A traditional BI architecture has analytical processing first pass through a data warehouse.
In the new, modern BI architecture, data reaches users through a multiplicity of organization data structures, each tailored to the type of content it contains and the type of user who wants to consume it.
The data revolution (big and small data sets) provides significant improvements. New tools like Hadoop allow organizations to cost-effectively consume and analyze large volumes of semi-structured data. In addition, it complements traditional top-down data delivery methods with more flexible, bottom-up approaches that promote predictive or exploration analytics and rapid application development.
In the above diagram, the objects in blue represent traditional data architecture. Objects in pink represent the new modern BI architecture, which includes Hadoop, NoSQL databases, high-performance analytical engines (e.g. analytical appliances, MPP databases, in-memory databases), and interactive, in-memory visualization tools.

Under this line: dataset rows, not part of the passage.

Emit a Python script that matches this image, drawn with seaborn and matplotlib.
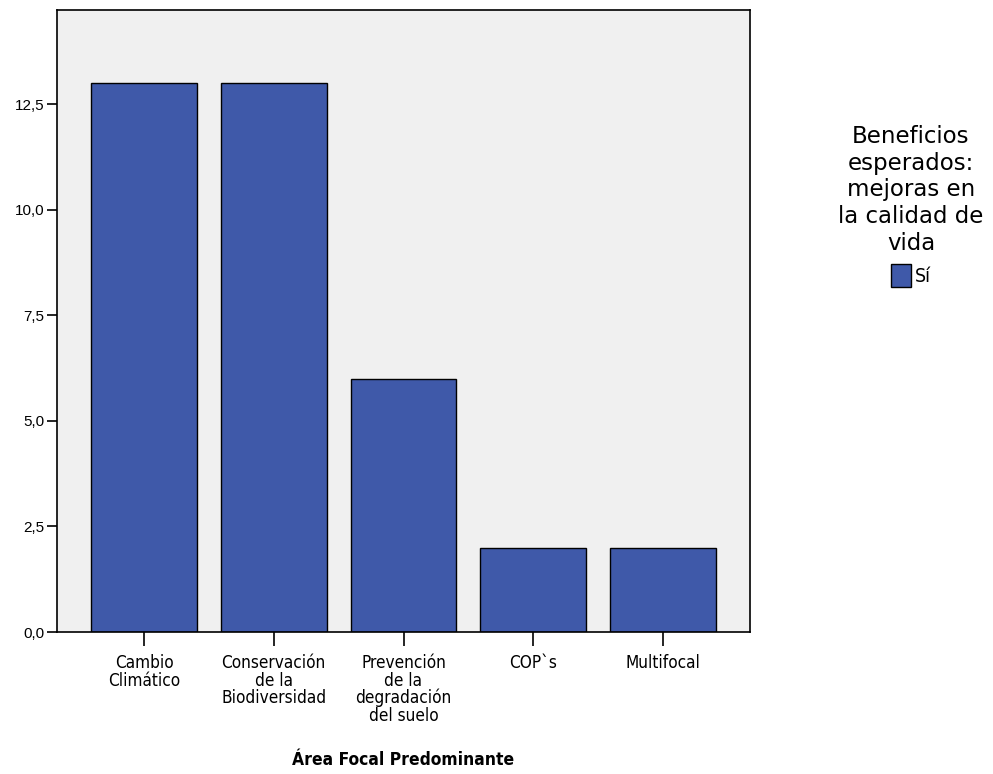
import pandas as pd
import numpy as np
import matplotlib.pyplot as plt
import seaborn as sns
from matplotlib.patches import Patch

# --- datos ---
categorias = ["Cambio\nClimático", "Conservación\nde la\nBiodiversidad",
              "Prevención\nde la\ndegradación\ndel suelo", "COP`s", "Multifocal"]
recuentos = [13, 13, 6, 2, 2]
ticks_y = [0, 2.5, 5, 7.5, 10, 12.5]
etiquetas_y = ["0,0", "2,5", "5,0", "7,5", "10,0", "12,5"]

df = pd.DataFrame({"area": categorias, "n": recuentos})

sns.set_style("ticks")
plt.rcParams['font.family'] = ['DejaVu Sans']
plt.rcParams['text.color'] = 'black'
plt.rcParams['axes.labelcolor'] = 'black'
plt.rcParams['xtick.color'] = 'black'
plt.rcParams['ytick.color'] = 'black'

fig = plt.figure(figsize=(9.93, 7.74), dpi=100)
ax = fig.add_axes([57 / 993, 1 - 632 / 774, (750 - 57) / 993, (632 - 10) / 774])
ax.set_facecolor("#F0F0F0")

sns.barplot(data=df, x="area", y="n", color="#3F59A9", width=0.815,
            edgecolor="black", linewidth=1.0, saturation=1, ax=ax)

ax.set_xlim(-0.67, 4.67)
ax.set_ylim(0, 14.73)
ax.set_yticks(ticks_y)
ax.set_yticklabels(etiquetas_y, fontsize=11, family=['Liberation Sans'])
ax.tick_params(axis='y', length=7, width=1.2, pad=2)
ax.tick_params(axis='x', length=10, width=1.2, pad=6)
for lab in ax.get_xticklabels():
    lab.set_fontstretch('condensed')
    lab.set_fontsize(12.3)
    lab.set_linespacing(0.95)
for s in ax.spines.values():
    s.set_linewidth(1.2)
    s.set_color("black")

ax.set_ylabel("")
ax.set_xlabel("Área Focal Predominante", fontsize=12.5, fontweight="bold",
              fontstretch="condensed", labelpad=19)

handles = [Patch(facecolor="#3F59A9", edgecolor="black", label="Sí")]
leg = fig.legend(handles=handles,
                 title="Beneficios\nesperados:\nmejoras en\nla calidad de\nvida",
                 loc="center", bbox_to_anchor=(911 / 993, 1 - 206 / 774),
                 frameon=False,
                 prop={'family': 'DejaVu Sans', 'stretch': 'condensed', 'size': 14},
                 title_fontsize=16.5,
                 handlelength=1.05, handleheight=1.4, handletextpad=0.2)
leg.get_title().set_multialignment("center")
leg.get_title().set_linespacing(1.2)

fig.savefig("out.png", dpi=100)
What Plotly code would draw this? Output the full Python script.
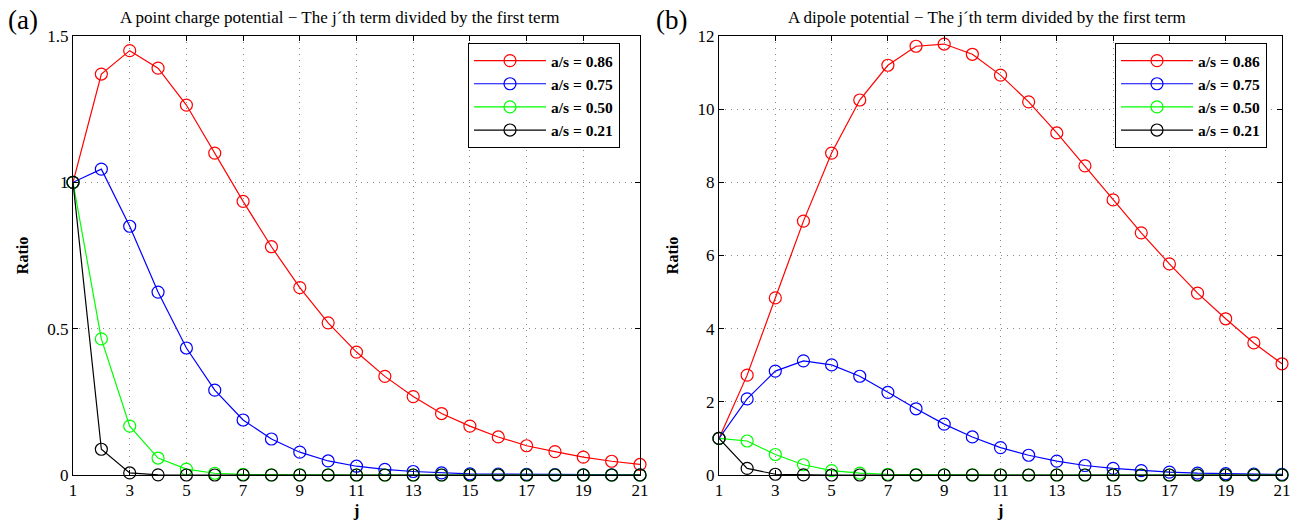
import plotly.graph_objects as go

j = list(range(1, 22))
labels = ["a/s = 0.86", "a/s = 0.75", "a/s = 0.50", "a/s = 0.21"]
colors = ["#ff0000", "#0000ff", "#00ff00", "#000000"]

# Panel (a): point charge potential
pc_086 = [1.0, 1.37, 1.45, 1.39, 1.264, 1.10, 0.935, 0.78, 0.64, 0.52, 0.42, 0.337, 0.268,
          0.21, 0.167, 0.13, 0.10, 0.08, 0.061, 0.047, 0.036]
pc_075 = [1.0, 1.045, 0.85, 0.625, 0.434, 0.29, 0.188, 0.123, 0.078, 0.048, 0.030, 0.019,
          0.012, 0.007, 0.004, 0.003, 0.002, 0.001, 0.0006, 0.0004, 0.0002]
pc_050 = [1.0, 0.465, 0.167, 0.058, 0.02, 0.006, 0.002, 0.0006, 0.0002, 0.0001, 0, 0, 0,
          0, 0, 0, 0, 0, 0, 0, 0]
pc_021 = [1.0, 0.088, 0.007, 0.0005, 0, 0, 0, 0, 0, 0, 0, 0, 0, 0, 0, 0, 0, 0, 0, 0, 0]

# Panel (b): dipole potential
dp_086 = [1.0, 2.73, 4.84, 6.94, 8.8, 10.25, 11.2, 11.72, 11.78, 11.5, 10.93, 10.2, 9.35,
          8.45, 7.52, 6.62, 5.77, 4.97, 4.27, 3.61, 3.04]
dp_075 = [1.0, 2.08, 2.84, 3.12, 3.01, 2.70, 2.26, 1.81, 1.39, 1.04, 0.75, 0.54, 0.38, 0.26,
          0.18, 0.12, 0.08, 0.05, 0.035, 0.022, 0.015]
dp_050 = [1.0, 0.93, 0.56, 0.28, 0.12, 0.05, 0.02, 0.008, 0.003, 0.001, 0.0004, 0, 0, 0, 0,
          0, 0, 0, 0, 0, 0]
dp_021 = [1.0, 0.18, 0.02, 0.003, 0.0003, 0, 0, 0, 0, 0, 0, 0, 0, 0, 0, 0, 0, 0, 0, 0, 0]

x_ticks = list(range(1, 22, 2))
ya_ticks = [0, 0.5, 1, 1.5]
ya_ticktext = ["0", "0.5", "1", "1.5"]
yb_ticks = [0, 2, 4, 6, 8, 10, 12]

title_a = "A point charge potential − The j´th term divided by the first term"
title_b = "A dipole potential − The j´th term divided by the first term"

SERIF = "Liberation Serif"
W, H = 1303, 520

fig = go.Figure()
series_a = [pc_086, pc_075, pc_050, pc_021]
series_b = [dp_086, dp_075, dp_050, dp_021]
for ser, lab, col in zip(series_a, labels, colors):
    fig.add_trace(go.Scatter(x=j, y=ser, name=lab, mode="lines+markers",
                             line=dict(color=col, width=1.2),
                             marker=dict(symbol="circle-open", size=12, color=col,
                                         line=dict(width=1.2, color=col)),
                             cliponaxis=False, xaxis="x", yaxis="y", legend="legend"))
for ser, lab, col in zip(series_b, labels, colors):
    fig.add_trace(go.Scatter(x=j, y=ser, name=lab, mode="lines+markers",
                             line=dict(color=col, width=1.2),
                             marker=dict(symbol="circle-open", size=12, color=col,
                                         line=dict(width=1.2, color=col)),
                             cliponaxis=False, xaxis="x2", yaxis="y2", legend="legend2"))

ax_common = dict(showline=True, linecolor="black", linewidth=1, mirror="allticks",
                 ticks="inside", ticklen=5, tickcolor="black", automargin=False,
                 showgrid=True, gridcolor="#888888", griddash="1px,5px", gridwidth=1,
                 zeroline=False, tickfont=dict(family=SERIF, size=17, color="black"))

xtitle = dict(text="j", font=dict(family=SERIF, size=17, color="black", weight="bold"), standoff=8)
ytitle = dict(text="Ratio", font=dict(family=SERIF, size=16, color="black", weight="bold"), standoff=14)

yd = [(520 - 475) / H, (520 - 36) / H]
legend_common = dict(xanchor="right", y=(520 - 43) / H, yanchor="top",
                     bordercolor="black", borderwidth=1, bgcolor="white",
                     font=dict(family=SERIF, size=15.5, color="black", weight="bold"),
                     tracegroupgap=0, itemwidth=72)
fig.update_layout(
    width=W, height=H, margin=dict(l=0, r=0, t=0, b=0),
    paper_bgcolor="white", plot_bgcolor="white", showlegend=True,
    xaxis=dict(domain=[73 / W, 640 / W], range=[1, 21], tickvals=x_ticks, anchor="y",
               title=xtitle, **ax_common),
    yaxis=dict(domain=yd, range=[0, 1.5], tickvals=ya_ticks, ticktext=ya_ticktext, anchor="x",
               title=ytitle, **ax_common),
    xaxis2=dict(domain=[719 / W, 1282 / W], range=[1, 21], tickvals=x_ticks, anchor="y2",
                title=xtitle, **ax_common),
    yaxis2=dict(domain=yd, range=[0, 12], tickvals=yb_ticks, anchor="x2",
                title=ytitle, **ax_common),
    legend=dict(x=620 / W, **legend_common),
    legend2=dict(x=1267 / W, **legend_common),
    annotations=[
        dict(text=title_a, x=340 / W, y=(520 - 18) / H, xref="paper", yref="paper",
             xanchor="center", yanchor="middle",
             showarrow=False, font=dict(family=SERIF, size=17, color="black")),
        dict(text=title_b, x=987 / W, y=(520 - 18) / H, xref="paper", yref="paper",
             xanchor="center", yanchor="middle",
             showarrow=False, font=dict(family=SERIF, size=17, color="black")),
        dict(text="(a)", x=6 / W, y=(520 - 20) / H, xref="paper", yref="paper",
             xanchor="left", yanchor="middle",
             showarrow=False, font=dict(family=SERIF, size=27, color="black")),
        dict(text="(b)", x=654 / W, y=(520 - 20) / H, xref="paper", yref="paper",
             xanchor="left", yanchor="middle",
             showarrow=False, font=dict(family=SERIF, size=27, color="black")),
    ],
)

fig.write_html("out.html")
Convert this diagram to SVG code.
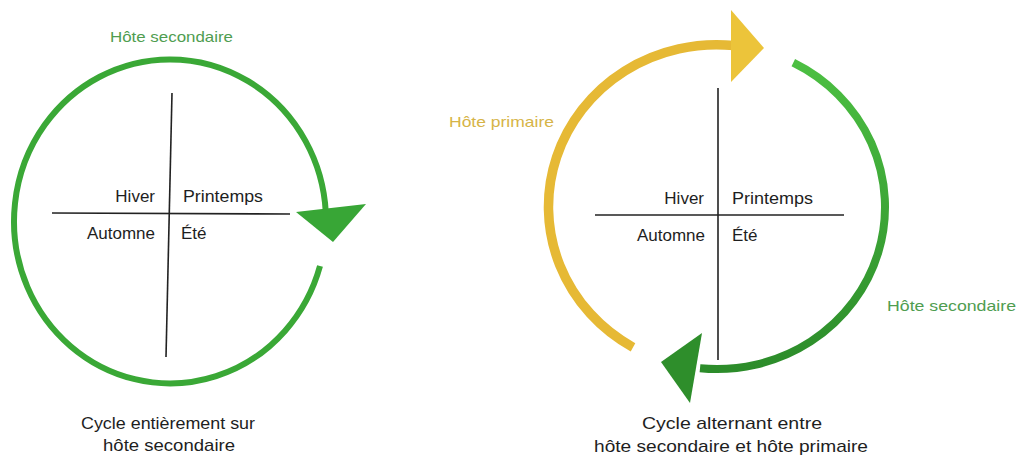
<svg xmlns="http://www.w3.org/2000/svg" width="1020" height="458" viewBox="0 0 1020 458">
  <defs>
    <linearGradient id="gGreen" x1="0" y1="0" x2="0" y2="1">
      <stop offset="0" stop-color="#4cbf42"/>
      <stop offset="1" stop-color="#2c8c2a"/>
    </linearGradient>
    <style>
      text { font-family: "Liberation Sans", Arial, sans-serif; }
      .season { font-size: 17px; fill: #1e1e1e; }
      .caption { font-size: 17px; fill: #1e1e1e; }
      .lblG { font-size: 15px; fill: #4f9d50; }
      .lblY { font-size: 15px; fill: #d6b447; }
      .axis { stroke: #222; stroke-width: 1.6; fill: none; }
      .arcL { fill: none; stroke: #3aa836; stroke-width: 6; }
      .arcY { fill: none; stroke: #e6b935; stroke-width: 9.5; }
      .arcG { fill: none; stroke: url(#gGreen); stroke-width: 8; }
    </style>
  </defs>
  <rect width="1020" height="458" fill="#ffffff"/>

  <!-- Left diagram: seasons cross -->
  <g id="left-seasons">
    <line class="axis" x1="172" y1="93" x2="166" y2="357"/>
    <line class="axis" x1="52" y1="213" x2="290" y2="214"/>
    <text class="season" x="155" y="202" text-anchor="end">Hiver</text>
    <text class="season" x="183" y="202" textLength="80" lengthAdjust="spacingAndGlyphs">Printemps</text>
    <text class="season" x="155" y="239" text-anchor="end">Automne</text>
    <text class="season" x="181" y="239">Été</text>
  </g>
  <g id="left-label">
    <text class="lblG" x="110" y="42" textLength="123" lengthAdjust="spacingAndGlyphs">Hôte secondaire</text>
  </g>
  <g id="left-caption">
    <text class="caption" x="81" y="429" textLength="174" lengthAdjust="spacingAndGlyphs">Cycle entièrement sur</text>
    <text class="caption" x="103" y="451" textLength="132" lengthAdjust="spacingAndGlyphs">hôte secondaire</text>
  </g>

  <!-- Right diagram: seasons cross -->
  <g id="right-seasons">
    <line class="axis" x1="718" y1="88" x2="718" y2="360"/>
    <line class="axis" x1="595" y1="215" x2="844" y2="215"/>
    <text class="season" x="704" y="204" text-anchor="end">Hiver</text>
    <text class="season" x="732" y="204" textLength="81" lengthAdjust="spacingAndGlyphs">Printemps</text>
    <text class="season" x="705" y="241" text-anchor="end">Automne</text>
    <text class="season" x="732" y="241">Été</text>
  </g>
  <g id="right-label-primary">
    <text class="lblY" x="449" y="127" textLength="105" lengthAdjust="spacingAndGlyphs">Hôte primaire</text>
  </g>
  <g id="right-label-secondary">
    <text class="lblG" x="887" y="311" textLength="129" lengthAdjust="spacingAndGlyphs">Hôte secondaire</text>
  </g>
  <g id="right-caption">
    <text class="caption" x="642" y="429" textLength="180" lengthAdjust="spacingAndGlyphs">Cycle alternant entre</text>
    <text class="caption" x="594" y="452" textLength="274" lengthAdjust="spacingAndGlyphs">hôte secondaire et hôte primaire</text>
  </g>

  <!-- Connectors: cycle arrows -->
  <g id="connectors">
    <path class="arcL" d="M 320 266 A 156 162 0 1 1 325.8 212.5"/>
    <polygon points="296,212 366,204 333,242" fill="#38a636"/>

    <path class="arcY" d="M 633 347.3 A 168 162 0 0 1 734 45.6"/>
    <polygon points="731,10 731,82 764,48" fill="#ecc43a"/>

    <path class="arcG" d="M 793.3 62.7 A 168 162 0 0 1 700 368.2"/>
    <polygon points="661,362 702,333 690,403" fill="#2e8e2b"/>
  </g>
</svg>
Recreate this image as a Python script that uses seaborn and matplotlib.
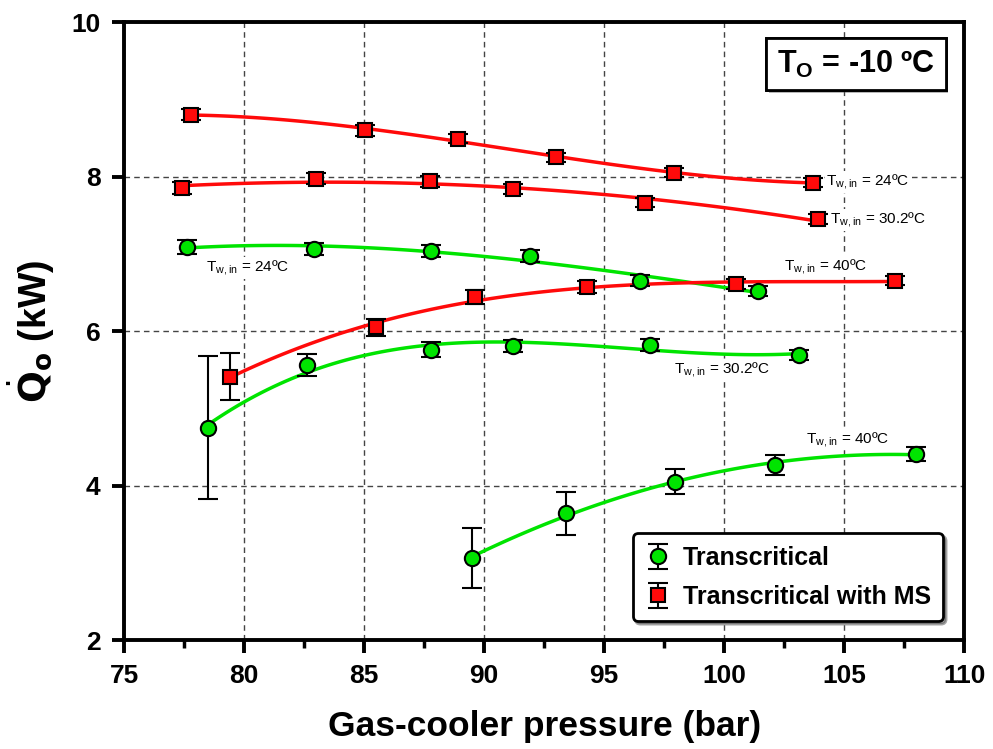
import numpy as np
import matplotlib
matplotlib.use("Agg")
import matplotlib.pyplot as plt
import matplotlib.patheffects as pe
from matplotlib.ticker import MultipleLocator
import seaborn as sns

sns.set_style("ticks")
plt.rcParams['font.family'] = ['Liberation Sans', 'DejaVu Sans']
for k in ['text.color', 'axes.labelcolor', 'xtick.color', 'ytick.color', 'axes.edgecolor']:
    plt.rcParams[k] = 'black'

# Transcritical (green circles)
tc24_p = [77.6, 82.9, 87.8, 91.9, 96.5, 101.4]
tc24_q = [7.09, 7.06, 7.04, 6.97, 6.65, 6.52]
tc24_e = [0.09, 0.08, 0.08, 0.08, 0.07, 0.06]

tc30_p = [78.5, 82.6, 87.8, 91.2, 96.9, 103.1]
tc30_q = [4.75, 5.56, 5.76, 5.81, 5.82, 5.69]
tc30_e = [0.93, 0.14, 0.10, 0.08, 0.08, 0.07]

tc40_p = [89.5, 93.4, 97.95, 102.1, 108.0]
tc40_q = [3.06, 3.64, 4.05, 4.27, 4.41]
tc40_e = [0.39, 0.28, 0.16, 0.13, 0.09]

# Transcritical with MS (red squares)
ms24_p = [77.8, 85.05, 88.9, 93.0, 97.9, 103.7]
ms24_q = [8.80, 8.60, 8.49, 8.25, 8.05, 7.92]
ms24_e = [0.07, 0.07, 0.06, 0.06, 0.06, 0.06]

ms30_p = [77.4, 83.0, 87.75, 91.2, 96.7, 103.9]
ms30_q = [7.85, 7.97, 7.94, 7.84, 7.66, 7.45]
ms30_e = [0.08, 0.07, 0.07, 0.06, 0.06, 0.06]

ms40_p = [79.4, 85.5, 89.6, 94.3, 100.5, 107.1]
ms40_q = [5.41, 6.05, 6.44, 6.57, 6.61, 6.65]
ms40_e = [0.30, 0.11, 0.09, 0.08, 0.06, 0.06]

green = "#00e400"
red = "#ff0a0a"

fig = plt.figure(figsize=(9.93, 7.49), dpi=100)
ax = fig.add_axes([0.125, 0.1455, 0.846, 0.825])

# (x, y, err, polynomial order of the smooth curve)
green_sets = [(tc24_p, tc24_q, tc24_e, 3), (tc30_p, tc30_q, tc30_e, 3), (tc40_p, tc40_q, tc40_e, 2)]
red_sets = [(ms24_p, ms24_q, ms24_e, 3), (ms30_p, ms30_q, ms30_e, 2), (ms40_p, ms40_q, ms40_e, 3)]

# smooth fitted curves
for p, q, e, n in green_sets:
    sns.regplot(x=np.array(p), y=np.array(q), order=n, ci=None, scatter=False,
                line_kws=dict(color=green, lw=2.5, zorder=2), ax=ax)
for p, q, e, n in red_sets:
    sns.regplot(x=np.array(p), y=np.array(q), order=n, ci=None, scatter=False,
                line_kws=dict(color=red, lw=2.5, zorder=2), ax=ax)

h_g = h_r = None
for p, q, e, n in green_sets:
    h_g = ax.errorbar(p, q, yerr=e, fmt='o', ms=11, mfc=green, mec='black', mew=1.5,
                      ecolor='black', elinewidth=1.5, capsize=7, capthick=1.5, zorder=4)
for p, q, e, n in red_sets:
    h_r = ax.errorbar(p, q, yerr=e, fmt='s', ms=10, mfc=red, mec='black', mew=1.5,
                      ecolor='black', elinewidth=1.5, capsize=7, capthick=1.5, zorder=4)

ax.set_xlim(75, 110)
ax.set_ylim(2, 10)
ax.xaxis.set_major_locator(MultipleLocator(5))
ax.xaxis.set_minor_locator(MultipleLocator(2.5))
ax.yaxis.set_major_locator(MultipleLocator(2))
ax.grid(True, which='major', ls=(0, (4, 3)), color='#444444', lw=1)
for s in ax.spines.values():
    s.set_linewidth(2.8)
    s.set_visible(True)
ax.tick_params(which='major', direction='out', length=9, width=2.8, labelsize=19, pad=8)
ax.tick_params(which='minor', direction='out', length=6, width=2.5)
for lbl in ax.get_xticklabels() + ax.get_yticklabels():
    lbl.set_fontweight('bold')

ax.set_xlabel("Gas-cooler pressure (bar)", fontsize=25.5, fontweight='bold', labelpad=16)
ax.set_ylabel(r"$\dot{\mathbf{Q}}_{\mathbf{o}}$ (kW)", fontsize=27, fontweight='bold', labelpad=10)

lab_kw = dict(fontsize=11, va='center', ha='left', zorder=5,
              bbox=dict(facecolor='white', edgecolor='none', pad=1))
ax.text(78.4, 6.82, r"T$\mathregular{_{w,in}}$ = 24ºC", **lab_kw)
ax.text(104.25, 7.93, r"T$\mathregular{_{w,in}}$ = 24ºC", **lab_kw)
ax.text(104.4, 7.44, r"T$\mathregular{_{w,in}}$ = 30.2ºC", **lab_kw)
ax.text(102.5, 6.84, r"T$\mathregular{_{w,in}}$ = 40ºC", **lab_kw)
ax.text(97.9, 5.5, r"T$\mathregular{_{w,in}}$ = 30.2ºC", **lab_kw)
ax.text(103.4, 4.6, r"T$\mathregular{_{w,in}}$ = 40ºC", **lab_kw)

t = ax.text(0.871, 0.932, r"T$\mathregular{_O}$ = -10 ºC", transform=ax.transAxes,
            fontsize=22, fontweight='bold', ha='center', va='center', zorder=6,
            bbox=dict(boxstyle='square,pad=0.35', facecolor='white', edgecolor='black', lw=2))
t.get_bbox_patch().set_path_effects([pe.withSimplePatchShadow(offset=(2, -2), alpha=0.4), pe.Normal()])

leg = ax.legend([h_g, h_r], ["Transcritical", "Transcritical with MS"], loc='lower right',
                bbox_to_anchor=(0.99, 0.01), fancybox=True, shadow=True, frameon=True,
                prop=dict(weight='bold', size=18),
                handlelength=1.0, handletextpad=0.5, borderpad=0.5, labelspacing=0.6)
leg.get_frame().set_edgecolor('black')
leg.get_frame().set_linewidth(2)
leg.set_zorder(10)

fig.savefig("out.png", dpi=100)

Most source data now flows through Hadoop, which primarily acts as a staging area and online archive. This is especially true for semi-structured data, such as log files and machine-generated data, but also for some structured data that cannot be cost-effectively stored and processed in SQL engines (e.g. call center records).
From Hadoop, data is fed into a data warehousing hub, which often distributes data to downstream systems, such as data marts, operational data stores, and analytical sandboxes of various types, where users can query the data using familiar SQL-based reporting and analysis tools.
Today, data scientists analyze raw data inside Hadoop by writing MapReduce programs in Java and other languages. In the future, users will be able to query and process Hadoop data using familiar SQL-based data integration and query tools.
The modern BI architecture can analyze large volumes and new sources of data and is a significantly better platform for data alignment, consistency and flexible predictive analytics.
Thus, the new BI architecture provides a modern analytical ecosystem featuring both top-down and bottom-up data flows that meet all requirements for reporting and analysis.
In the top-down world, source data is processed, refined, and stamped with a predefined data structure--typically a dimensional model--and then consumed by casual users using SQL-based reporting and analysis tools. In this domain, IT developers create data and semantic models so business users can get answers to known questions and executives can track performance of predefined metrics. Here, design precedes access. The top-down world also takes great pains to align data along conformed dimensions and deliver clean, accurate data. The goal is to deliver a consistent view of the business entities so users can spend their time making decisions instead of arguing about the origins and validity of data artifacts.
Creating a uniform view of the business from heterogeneous sets of data is not easy. It takes time, money, and patience, often more than most departmental heads and business analysts are willing to tolerate. They often abandon the top-down world for the underworld of spreadmarts and data shadow systems. Using whatever tools are readily available and cheap, these data hungry users create their own views of the business. Eventually, they spend more time collecting and integrating data than analyzing it, undermining their productivity and a consistent view of business information.
The bottom up world is a different process. Modern BI architecture creates an analytical ecosystem that brings prodigal data users back into the fold. It allows an organization to perform true ad hoc exploration (predictive or exploratory analytics) and promotes the rapid development of analytical applications using in-memory departmental tools. In a bottom-up environment, users can't anticipate the questions they will ask on a daily or weekly basis or the data they'll need to answer those questions. Often, the data they need doesn't yet exist in the data warehouse.
The modern BI architecture creates analytical sandboxes that let power users explore corporate and local data on their own terms. These sandboxes include Hadoop, virtual partitions inside a data warehouse, and specialized analytical databases that offload data or analytical processing from the data warehouse or handle new untapped sources of data, such as Web logs or machine data. The new environment also gives department heads the ability to create and consume dashboards built with in-memory visualization tools that point both to a corporate data warehouse and other independent sources.
Combining top-down and bottom-up worlds is challenging but doable with determined commitment.
BI professionals need to guard data semantics while opening access to data.
Business users need to commit to adhering to data standards.
Further, well designed data governance programs are an absolute requirement.